The global wind energy industry has launched a new public awareness campaign called “Wind Power Works… Pass it on” which aims to catalyze wide spread support for wind energy and call on policy makers to commit to significant carbon emissions reductions to combat climate change.
The ‘Wind Power Works… Pass it on’ campaign involves downloading a virtual wind turbine onto users’ desktops to show their support for wind energy and deep emissions cuts. These turbines will demonstrate how many homes can be powered and how much CO2 can be saved through wind energy. The more wind turbines downloaded, the stronger the call to world leaders to agree the reductions necessary to avert climate change and to make wind energy part of the solution.http://www.windpowerworks.net/pass_it_o ... hange.html
The staggering growth of the global wind energy markets are being driven by a number of factors, including the wider context of energy supply and demand, the rising profile of environmental issues, especially climate change, and the impressive improvements of the technology itself.
The science is clear: if we are to avoid the worst ravages of climate change, global emissions need to start declining before 2020.

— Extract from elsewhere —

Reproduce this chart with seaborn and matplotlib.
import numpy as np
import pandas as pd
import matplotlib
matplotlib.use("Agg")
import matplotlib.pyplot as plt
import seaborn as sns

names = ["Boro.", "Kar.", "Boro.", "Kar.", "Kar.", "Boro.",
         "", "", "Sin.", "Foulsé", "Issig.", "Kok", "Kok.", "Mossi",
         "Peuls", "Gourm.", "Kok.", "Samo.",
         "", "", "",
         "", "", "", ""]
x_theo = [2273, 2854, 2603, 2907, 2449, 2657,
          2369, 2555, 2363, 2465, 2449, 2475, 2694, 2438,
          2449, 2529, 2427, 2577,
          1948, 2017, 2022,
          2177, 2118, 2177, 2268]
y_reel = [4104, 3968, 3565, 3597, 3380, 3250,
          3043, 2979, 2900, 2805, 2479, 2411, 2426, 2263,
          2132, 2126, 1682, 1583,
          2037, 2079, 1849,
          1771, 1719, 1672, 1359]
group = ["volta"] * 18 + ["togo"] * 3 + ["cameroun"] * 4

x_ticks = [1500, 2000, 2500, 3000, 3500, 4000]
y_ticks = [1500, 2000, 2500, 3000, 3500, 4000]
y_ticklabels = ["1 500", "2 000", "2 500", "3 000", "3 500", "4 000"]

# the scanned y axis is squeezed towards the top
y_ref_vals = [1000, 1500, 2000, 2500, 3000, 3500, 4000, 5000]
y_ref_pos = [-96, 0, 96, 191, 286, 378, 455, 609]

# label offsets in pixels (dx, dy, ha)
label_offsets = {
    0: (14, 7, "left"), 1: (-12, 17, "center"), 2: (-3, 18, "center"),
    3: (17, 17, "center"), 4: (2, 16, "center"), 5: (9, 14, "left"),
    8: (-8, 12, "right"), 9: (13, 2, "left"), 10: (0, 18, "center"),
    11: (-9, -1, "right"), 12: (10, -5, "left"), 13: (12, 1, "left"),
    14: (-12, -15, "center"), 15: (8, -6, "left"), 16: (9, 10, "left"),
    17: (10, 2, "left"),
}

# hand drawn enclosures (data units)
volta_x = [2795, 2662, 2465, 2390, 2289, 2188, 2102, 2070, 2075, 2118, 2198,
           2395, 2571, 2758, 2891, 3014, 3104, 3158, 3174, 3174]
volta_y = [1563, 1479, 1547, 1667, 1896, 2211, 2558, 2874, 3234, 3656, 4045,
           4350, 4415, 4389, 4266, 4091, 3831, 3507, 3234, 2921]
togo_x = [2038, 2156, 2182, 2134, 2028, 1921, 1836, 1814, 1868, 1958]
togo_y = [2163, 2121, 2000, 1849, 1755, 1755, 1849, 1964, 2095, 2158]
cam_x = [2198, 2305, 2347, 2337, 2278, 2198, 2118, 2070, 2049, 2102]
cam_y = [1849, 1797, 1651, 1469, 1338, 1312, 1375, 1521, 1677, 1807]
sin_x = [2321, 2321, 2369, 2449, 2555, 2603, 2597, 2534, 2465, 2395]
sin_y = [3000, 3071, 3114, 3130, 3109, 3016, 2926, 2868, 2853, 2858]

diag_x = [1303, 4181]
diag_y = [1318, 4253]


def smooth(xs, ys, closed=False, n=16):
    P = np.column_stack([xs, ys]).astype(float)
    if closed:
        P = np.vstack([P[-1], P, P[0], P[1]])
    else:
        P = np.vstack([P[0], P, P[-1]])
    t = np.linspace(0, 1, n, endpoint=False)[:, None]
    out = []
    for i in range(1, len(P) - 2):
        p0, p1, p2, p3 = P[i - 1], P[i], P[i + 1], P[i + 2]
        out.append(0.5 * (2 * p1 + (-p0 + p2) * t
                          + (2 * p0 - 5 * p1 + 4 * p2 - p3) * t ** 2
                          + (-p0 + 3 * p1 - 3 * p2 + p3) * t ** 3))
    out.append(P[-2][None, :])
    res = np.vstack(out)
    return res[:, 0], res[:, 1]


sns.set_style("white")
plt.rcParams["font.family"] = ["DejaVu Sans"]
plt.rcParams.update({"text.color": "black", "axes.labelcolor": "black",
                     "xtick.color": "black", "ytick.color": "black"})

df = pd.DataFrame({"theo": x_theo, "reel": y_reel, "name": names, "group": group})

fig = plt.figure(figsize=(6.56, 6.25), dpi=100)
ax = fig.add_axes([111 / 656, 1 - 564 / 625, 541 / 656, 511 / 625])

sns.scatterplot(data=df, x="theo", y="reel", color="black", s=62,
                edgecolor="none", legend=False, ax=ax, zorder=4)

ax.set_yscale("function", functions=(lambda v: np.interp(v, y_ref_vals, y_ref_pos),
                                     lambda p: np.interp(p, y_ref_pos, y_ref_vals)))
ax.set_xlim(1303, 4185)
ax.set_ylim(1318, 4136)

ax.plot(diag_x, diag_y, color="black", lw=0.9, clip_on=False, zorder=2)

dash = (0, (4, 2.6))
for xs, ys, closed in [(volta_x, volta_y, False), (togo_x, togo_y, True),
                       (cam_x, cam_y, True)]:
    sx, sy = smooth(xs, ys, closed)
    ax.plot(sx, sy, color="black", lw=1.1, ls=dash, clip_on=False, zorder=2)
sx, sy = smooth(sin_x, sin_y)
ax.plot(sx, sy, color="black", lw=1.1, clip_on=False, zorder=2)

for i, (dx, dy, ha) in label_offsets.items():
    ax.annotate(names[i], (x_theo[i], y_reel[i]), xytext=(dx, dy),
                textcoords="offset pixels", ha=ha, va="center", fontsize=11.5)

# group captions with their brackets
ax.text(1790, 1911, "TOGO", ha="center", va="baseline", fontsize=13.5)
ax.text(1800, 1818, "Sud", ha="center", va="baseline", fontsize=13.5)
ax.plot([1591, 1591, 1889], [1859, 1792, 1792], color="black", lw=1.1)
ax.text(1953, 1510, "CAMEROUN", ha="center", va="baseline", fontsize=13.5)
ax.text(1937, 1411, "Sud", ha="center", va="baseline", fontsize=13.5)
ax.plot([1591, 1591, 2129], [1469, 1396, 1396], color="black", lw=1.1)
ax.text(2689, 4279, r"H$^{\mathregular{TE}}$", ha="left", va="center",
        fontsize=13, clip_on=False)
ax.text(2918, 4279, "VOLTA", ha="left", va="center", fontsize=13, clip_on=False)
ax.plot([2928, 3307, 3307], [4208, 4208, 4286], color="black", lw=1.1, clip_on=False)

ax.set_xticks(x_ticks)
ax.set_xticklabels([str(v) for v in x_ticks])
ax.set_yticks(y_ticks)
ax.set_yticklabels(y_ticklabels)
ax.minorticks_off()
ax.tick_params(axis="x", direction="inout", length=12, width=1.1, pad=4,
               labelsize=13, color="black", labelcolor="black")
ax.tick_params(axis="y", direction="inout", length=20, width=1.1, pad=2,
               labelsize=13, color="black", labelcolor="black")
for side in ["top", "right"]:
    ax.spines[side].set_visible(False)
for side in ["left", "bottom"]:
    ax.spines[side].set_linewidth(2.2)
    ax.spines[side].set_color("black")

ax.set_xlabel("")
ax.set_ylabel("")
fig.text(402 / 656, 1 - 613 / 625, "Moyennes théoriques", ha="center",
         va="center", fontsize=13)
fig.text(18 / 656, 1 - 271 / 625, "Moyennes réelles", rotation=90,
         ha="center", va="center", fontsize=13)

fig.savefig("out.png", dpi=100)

The power sector is not the only culprit when it comes to climate change, but it is the largest source of emissions, accounting for about 40% of CO2 and 25% of overall emissions.
Wind energy is the only power generation technology that will be able to make a substantial difference in CO2 emissions in the crucial timeframe up to 2020. It is quick to install, and on track to saving 10 billion tons of CO2 by 2020.
Security of Supply
Global demand for energy is increasing at a breathtaking pace, which will require significant investment in new power generation capacity and grid infrastructure. Just as energy demand continues to soar, supplies of fossil fuels are dwindling and prices are at their most volatile.
Wind energy, however, is a massive indigenous power source with is available virtually everywhere in the world. There are no fuel costs, no geo-political risk and no supply import dependency.
Wind energy makes sound economic sense . In contrast to other generation sources, the price for the fuel needed over the total lifetime of a wind turbine is well known: it is zero. This takes away a substantial part of the investor’s risk.
At many sites, wind power is already competitive with new-built conventional technologies and in some cases much cheaper. When taking into account the price of carbon, wind power is even more attractive.
Job creation and regional economic development are also key factors in economic considerations around wind power.